ZIP Codes are used in this example, but you can use any demographic boundary layer. Block groups are effectively used for smaller geographic areas and are set as the block apportionment default layer.
Here is an attribute table output using block apportionment. You can see that the block points included in the trade area are summed to equal the total population figure. So 13,547 + 10,798 + 8,585 + 14,042 + 15,881 + 1,854 + 12,115 + 1,066 = 77,888.
The 2000 Total Population field shows the 2000 Total Population, or 77,888 people, summed from each block point within the trade area. The count field shows the total number of geographies with block points included in the data retrieval. The block apportionment method returns data from nine different ZIP Codes while the cascading centroid method only returns three ZIP Code boundaries.
The example below shows the cascading centroid data apportionment method using ZIP Codes.
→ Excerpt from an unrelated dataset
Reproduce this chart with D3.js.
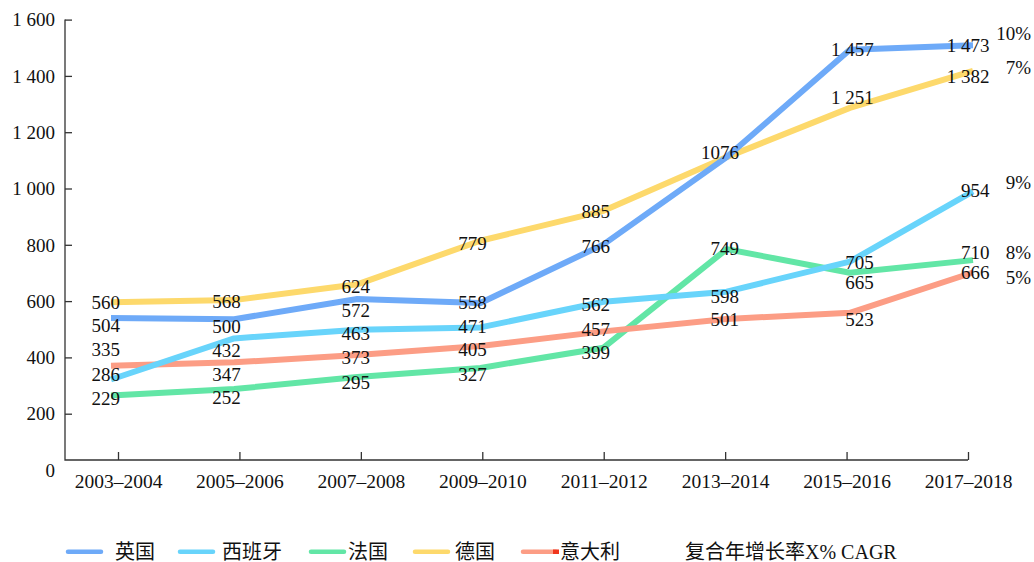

This highlights that cascading centroids can be less accurate, especially in smaller geographic areas.
The centroids within the trade area, as shown for the 15881 ZIP Code, will be included in the analysis using the cascading centroid apportionment method. The centroids outside of the trade area, as shown for ZIP Code 16199, will not be included in the analysis even if the corresponding boundary is within the trade area. Even though the boundaries extend outside of the trade area, as shown in purple for 21676 ZIP Code, data for the entire boundary is represented in the centroid.
The labels show the 2000 Population figures for each ZIP Code centroid. The ZIP Code centroid attributes are derived from their corresponding boundaries.
Here is an attribute table output using cascading centroid. You can see that the ZIP Code centroids included in the trade area are summed to equal the total population figure. So 12,749 + 15,881 + 21,676 = 50,306.
The 2000 Total Population field shows the 2000 Total Population, of 50,306 people, summed from each ZIP Code centroid within the trade area. The count field shows the total number of geographies with centroid points that are included in the data retrieval.